Rawat was hand-picked by Modi to become his army chief in 2016, superseding another officer who many felt was better qualified. Three years later, he was chosen as the first tri-service Chief of Defence Staff, bringing for the first time the army, navy and air force under a single umbrella.

The general also shared a close working relationship with Modi’s powerful National Security Adviser (NSA) Ajit Doval. The two cooperated successfully on operations such as air force and special forces strikes into Pakistan.

During some four decades of service, Rawat commanded soldiers along the Line of Actual Control bordering China, and in Indian-administered Kashmir. In the 1980s, he led troops in skirmishes against Chinese forces.

As the tri-services Chief of Defence Staff, Rawat diligently pursued his allocated role to break up silos in the defence ministry, where civilians tend to operate distinctly and separately from the military. To do so, he was given charge of a separate wing within the ministry called the Department of Military Affairs (DMA), which is staffed by a mix of civilian and military officials.

Most Indian military experts also agreed on the need for another kind of integration – for the army, navy and air force to group themselves into tri-service combatant commands, rather than continuing as a plethora of single-service commands that function on a geographical basis – such as the army’s Northern Command, Western Air Command, Southern Naval Command.

Rawat was charged with eliminating this dysfunctional separation by regrouping the three services into integrated commands, each one controlling all the army, navy and air force units it required to execute combat operations in wartime.

As a trial measure, one integrated tri-service command was set up in the Indian Ocean: the Andaman and Nicobar Command (ANC). But that trial balloon was never extended elsewhere.

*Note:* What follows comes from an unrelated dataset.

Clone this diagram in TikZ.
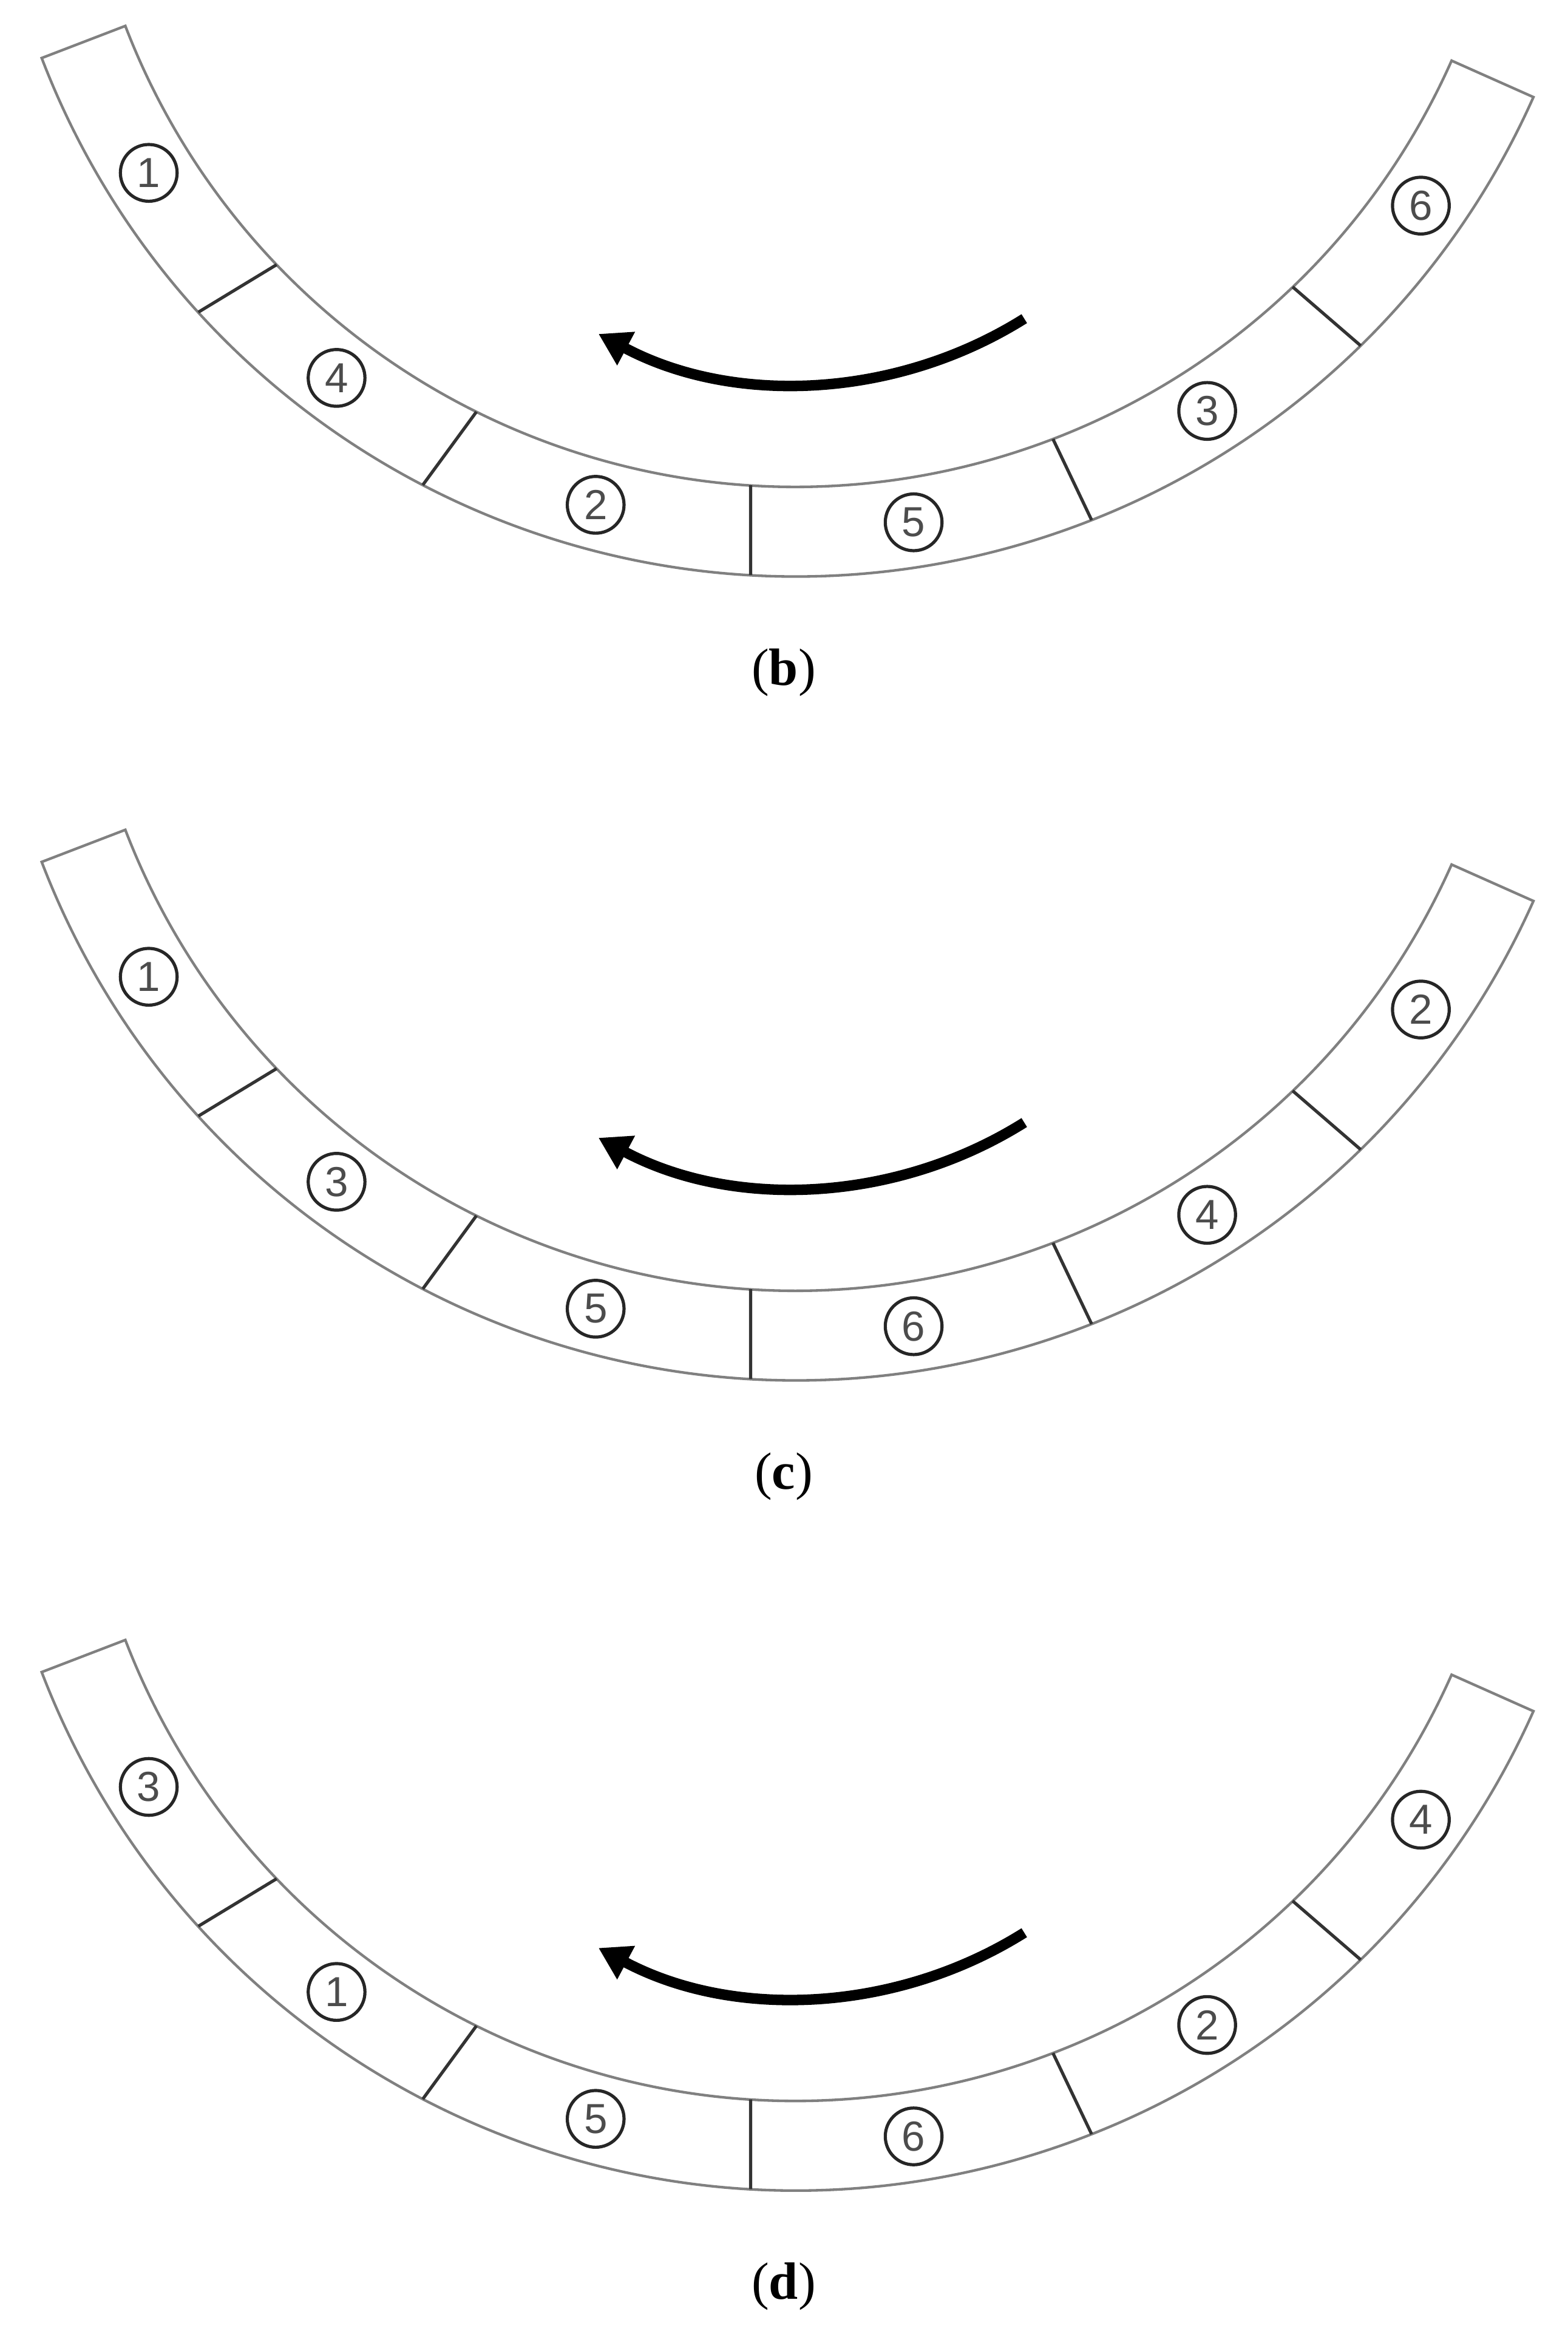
\documentclass[tikz,border=0pt]{standalone}
\usepackage{fontspec}
\setmainfont{Liberation Serif}
\newfontfamily\numfont{Liberation Sans}
\usetikzlibrary{arrows.meta}

\begin{document}
\begin{tikzpicture}[
  rim/.style={draw=black!50, line width=0.5pt},
  cut/.style={draw=black!80, line width=0.6pt},
  num/.style={circle, draw=black!85, line width=0.6pt, minimum size=0.38cm, inner sep=0pt,
    font=\numfont\fontsize{8}{8}\selectfont, text=black!70},
  turn/.style={line width=2pt, -{Triangle[length=2.1mm,width=2.4mm]}},
  caption/.style={font=\fontsize{10}{12}\selectfont}
]
\useasboundingbox (0,0) rectangle (10.5,-15.632);
\def\rin{4.81}
\def\rout{5.41}
\foreach \dy/\pn/\na/\nb/\nc/\nd/\ne/\nf [count=\k] in
  {0/b/1/4/2/5/3/6, 5.384/c/1/3/5/6/4/2, 10.81/d/3/1/5/6/2/4}{
\begin{scope}[shift={(0,-\dy)}]
\coordinate (O\k) at (5.33,1.55);
\coordinate (A\k) at (5.347,0.28);
%Ring:
\draw [rim] ([shift={(201:\rout)}]O\k) arc[start angle=201, end angle=336, radius=\rout]
  -- ([shift={(336:\rin)}]O\k) arc[start angle=336, end angle=201, radius=\rin] -- cycle;
%Joints:
\foreach \a/\b in {223.7/222.3,243.6/242.5,266.4/266.8,291/291.5,313.8/314.4}
  \draw [cut] ([shift={(\a:\rin)}]O\k) -- ([shift={(\b:\rout)}]O\k);
%Pieces:
\foreach \a/\t in {212/\na,233/\nb,254.8/\nc,278.9/\nd,302.65/\ne,325.05/\nf}
  \node (n\k\t) [num] at ([shift={(\a:5.11)}]O\k) {\t};
%Turning direction:
\coordinate (tail\k) at ([shift={(302.1:2.85)}]A\k);
\draw [turn] (tail\k) arc[start angle=302.1, end angle=242, radius=2.85];
\node (cap\k) [caption] at (5.25,-4.505) {(\textbf{\pn})};
\end{scope}
}
\end{tikzpicture}
\end{document}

The model for geographically dispersed, integrated tri-service commands was created by the US military in its post-World War II quest for a global role. In 1947, Washington established five geographic combatant commands (such as Central Command, Africa Command and Indo-Pacific Command) that, between them, cover the globe. The US military also established four functional combatant commands, responsible variously for special operations, strategic forces, transport and cyber warfare.

Then Indian army chief General Bipin Rawat gestures before entering the cockpit of an Indian Air Force (IAF) Tejas fighter in Bangalore in February 2019. Photo: EPA-EFE

In 2016, India watched as China’s People’s Liberation Army copied this model, reorganising its seven “Military Regions” and three “Navy Fleets” into five “Joint Theatre Commands”, each containing elements from all three services. China’s success in this initiative intensified the clamour among Indian military reformers to also take steps to implement joint, tri-service commands.

The announcement on Christmas Eve 2019 of the creation of the Chief of Defence Staff role charged Rawat with “facilitation of restructuring of military commands … by bringing about jointness in operations, including through establishment of joint/theatre commands”.

Rawat lost his life while on his way to give a lecture to his officers on the need, and the methodology, for integrating civil-military functioning and creating tri-service synergy through the establishment of joint theatre commands. His premature death, however, is unlikely to put the brakes on these reform measures within the Indian military.

Initial studies have already been carried out, and a degree of momentum already generated. The departure of a single functionary, howsoever central to the overall effort, is unlikely to put a stop to reform, which has created a momentum of its own.